EVERYBODY HATES CHRIS:  Comedian Chris Rock says President Obama is like our daddy, and we should do everything he asks of us?  Is he kidding?  Is Rock really that unaware of who serves whom in this country?  Chris Rock is like the 2013 version of “Professor Backwards,” except he’s politically upside-down.  I don’t recall him making similar statements when his less-than-fave prez Mr. Bush was in the White House.

North Korea conducts yet another nuclear test and President Obama continues to threaten domestic rule via Executive Order if Congress won’t give him his way.  Congress must find a way to end this national nightmare, but that would require boldness, heroics and ultimately impeachment.  Otherwise, history may justifiably reflect a House and Senate dripping with cowardice, with haphazardly elected members frozen uselessly where they sit as the country we knew slips away. 

CLIMATE CHANGE OF THE MOMENT:  Word has it that some NASA scientists have become even more enthused about looking toward the sun as a major culprit for climate change on this planet, rather than human activities. Really?  I suspect our great-great-great grandparents could have told them as much. 

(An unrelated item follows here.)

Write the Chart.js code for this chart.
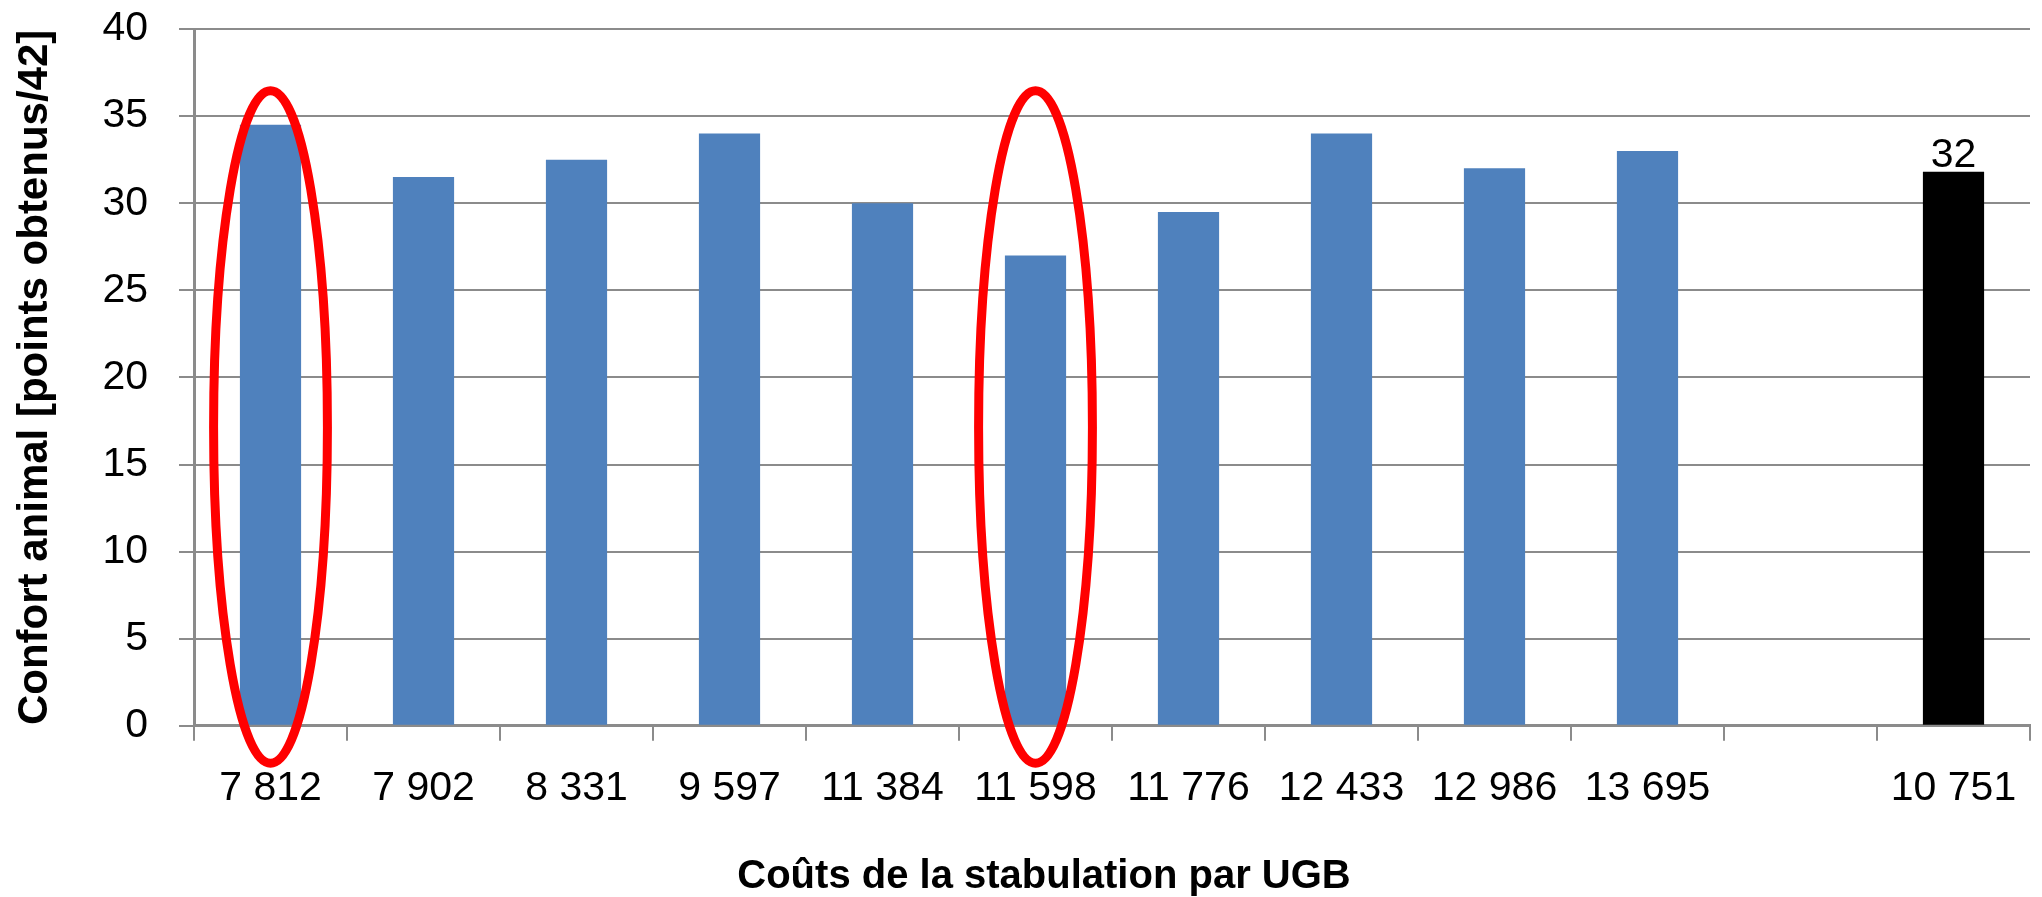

POPE SAYS NOPE, NO SOAP, GET HIM OFF THE ROPE, ‘CAUSE HE CAN’T COPE:  May I suggest, as a non-Catholic, that you choose a new Pope around 28 years old who looks like Justin Bieber or Justin Timberlake or Justin anybody who might just appeal to the young folk in the USA and Europe who, apparently, have been leaving the Church in quantity?  The Old Reliable stuff isn’t working anymore, right or wrong.  The Church, like Congress, fuels itself too often by a preponderance of seniors who should just get out of the way instead of turning to dust or stone whilst still officiating.  Nevertheless, should the Church wish to remain comfortable with the old ways, tried and true, perhaps an older pope, more in keeping with ancient traditions, should be chosen – and in that event, may I suggest Pope-Elect Jerry Sandusky?  He’s available and certainly cloistered, in a manner of speaking.